Your instructions:
Leaving out all images, write out the records that follow exactly.

Available data:

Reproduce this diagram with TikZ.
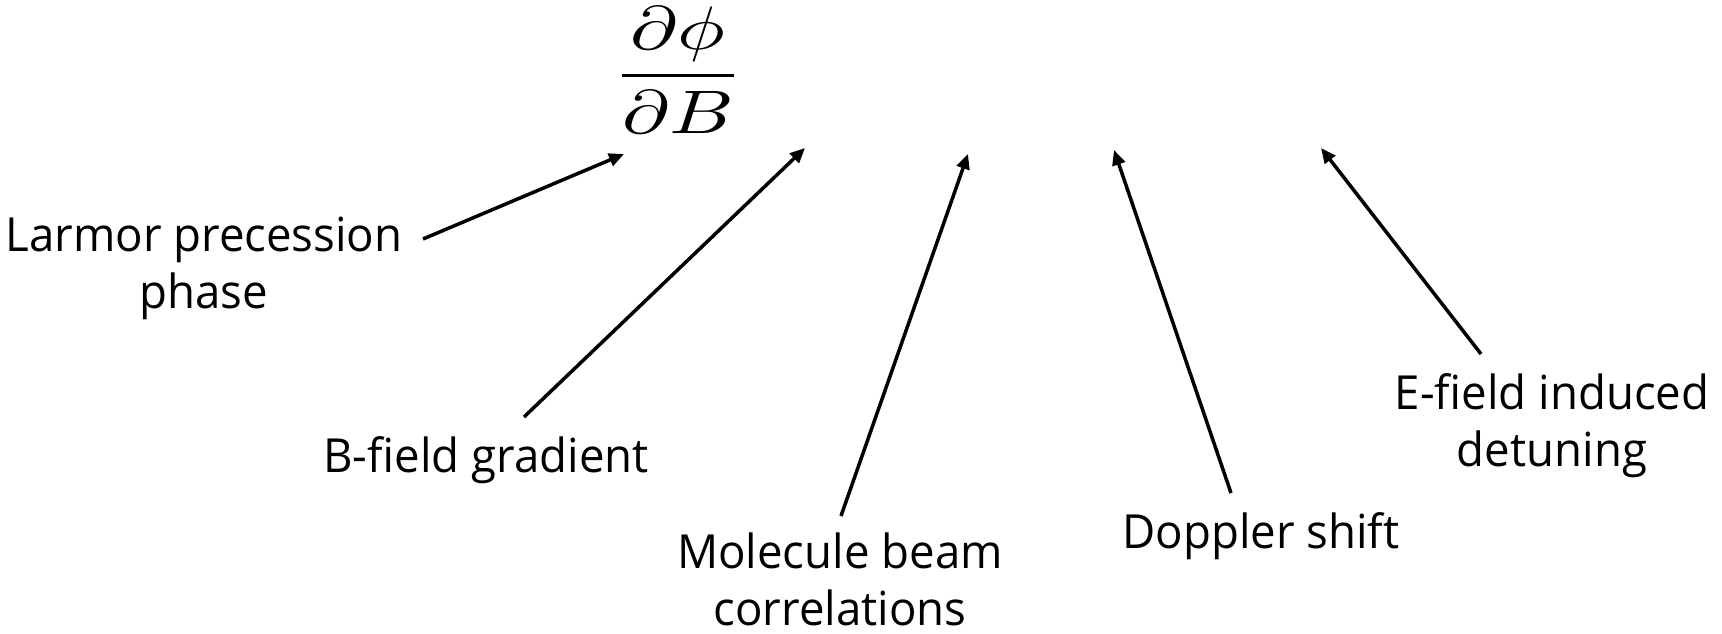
\documentclass[tikz,border=0pt]{standalone}
\usepackage{graphicx}
\usepackage{fontspec}
\setmainfont[FakeStretch=0.97]{Open Sans}
\usetikzlibrary{arrows.meta}
\begin{document}
\begin{tikzpicture}[x=1pt,y=-1pt,
  lbl/.style={font=\fontsize{47}{57}\selectfont, align=center, inner sep=0pt},
  ptr/.style={line width=3.5pt, -{Triangle[length=15pt,width=13pt]}}]
\useasboundingbox[fill=white] (0,0) rectangle (1722,634);

% the derivative that every effect feeds into
\node[inner sep=0pt] (frac) at (678,70)
  {\scalebox{8.0}[6.15]{$\displaystyle\frac{\partial\phi}{\partial B}$}};

% contributing effects (anchored at the baseline of their last line)
\node[lbl, anchor=base] (larmor)  at (204,308)  {Larmor precession\\phase};
\node[lbl, anchor=base] (bgrad)   at (486,472)  {B-field gradient};
\node[lbl, anchor=base] (mbeam)   at (840,625)  {Molecule beam\\correlations};
\node[lbl, anchor=base] (doppler) at (1261,548) {Doppler shift};
\node[lbl, anchor=base] (efield)  at (1552,466) {E-field induced\\detuning};

% arrow ends
\coordinate (t1) at (423,239);  \coordinate (h1) at (624,154);
\coordinate (t2) at (524,417);  \coordinate (h2) at (805,148);
\coordinate (t3) at (841,516);  \coordinate (h3) at (968,154);
\coordinate (t4) at (1231,493); \coordinate (h4) at (1114,150);
\coordinate (t5) at (1481,354); \coordinate (h5) at (1321,148);

\draw[ptr] (t1) -- (h1);
\draw[ptr] (t2) -- (h2);
\draw[ptr] (t3) -- (h3);
\draw[ptr] (t4) -- (h4);
\draw[ptr] (t5) -- (h5);
\end{tikzpicture}
\end{document}
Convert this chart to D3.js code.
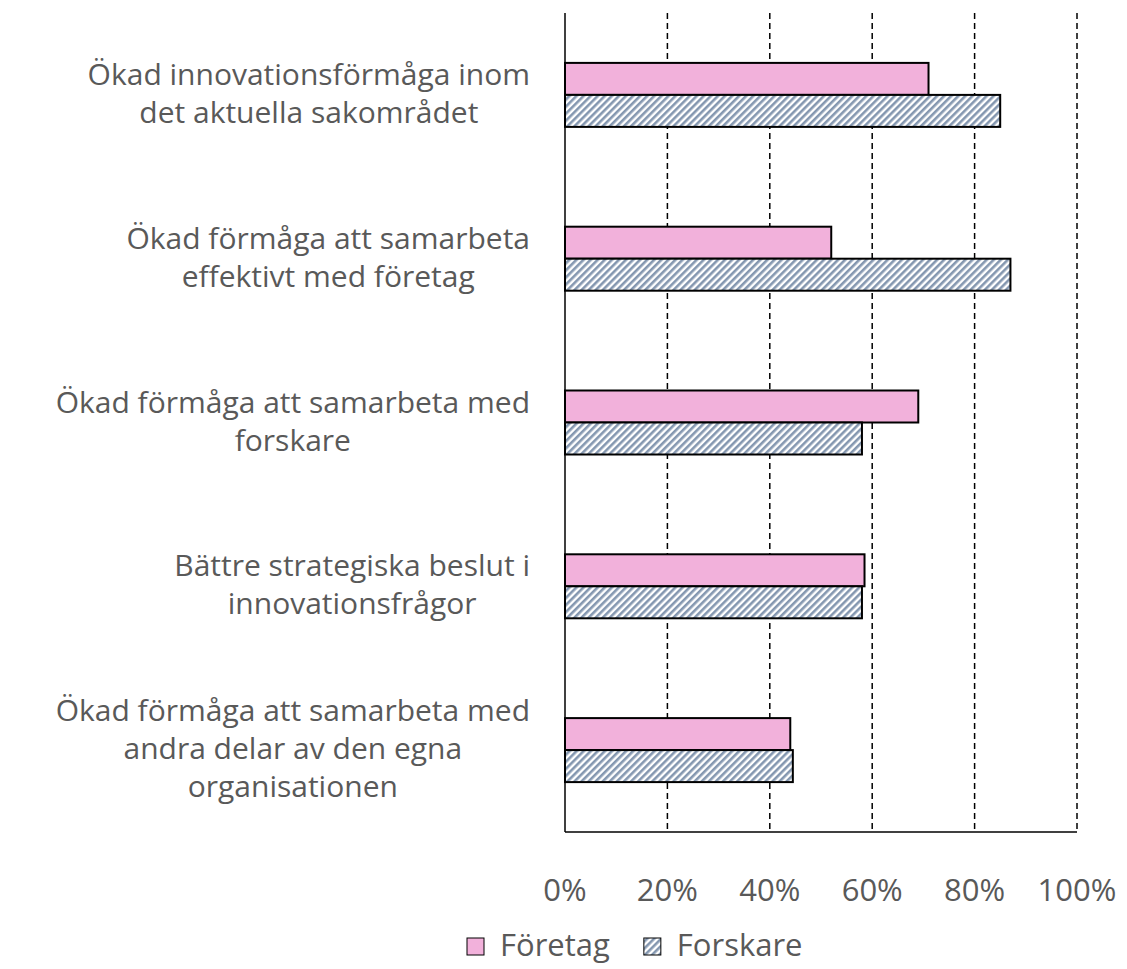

Output of the exercise:
Reproduce this diagram with TikZ.
\documentclass[tikz,border=0pt]{standalone}
\usepackage{graphicx}
\usepackage{fontspec}
\setmainfont[FakeStretch=0.97]{Open Sans}
\usetikzlibrary{arrows.meta}
\begin{document}
\begin{tikzpicture}[x=1pt,y=-1pt,
  lbl/.style={font=\fontsize{47}{57}\selectfont, align=center, inner sep=0pt},
  ptr/.style={line width=3.5pt, -{Triangle[length=15pt,width=13pt]}}]
\useasboundingbox[fill=white] (0,0) rectangle (1722,634);

% the derivative that every effect feeds into
\node[inner sep=0pt] (frac) at (678,70)
  {\scalebox{8.0}[6.15]{$\displaystyle\frac{\partial\phi}{\partial B}$}};

% contributing effects (anchored at the baseline of their last line)
\node[lbl, anchor=base] (larmor)  at (204,308)  {Larmor precession\\phase};
\node[lbl, anchor=base] (bgrad)   at (486,472)  {B-field gradient};
\node[lbl, anchor=base] (mbeam)   at (840,625)  {Molecule beam\\correlations};
\node[lbl, anchor=base] (doppler) at (1261,548) {Doppler shift};
\node[lbl, anchor=base] (efield)  at (1552,466) {E-field induced\\detuning};

% arrow ends
\coordinate (t1) at (423,239);  \coordinate (h1) at (624,154);
\coordinate (t2) at (524,417);  \coordinate (h2) at (805,148);
\coordinate (t3) at (841,516);  \coordinate (h3) at (968,154);
\coordinate (t4) at (1231,493); \coordinate (h4) at (1114,150);
\coordinate (t5) at (1481,354); \coordinate (h5) at (1321,148);

\draw[ptr] (t1) -- (h1);
\draw[ptr] (t2) -- (h2);
\draw[ptr] (t3) -- (h3);
\draw[ptr] (t4) -- (h4);
\draw[ptr] (t5) -- (h5);
\end{tikzpicture}
\end{document}
Convert this chart to D3.js code.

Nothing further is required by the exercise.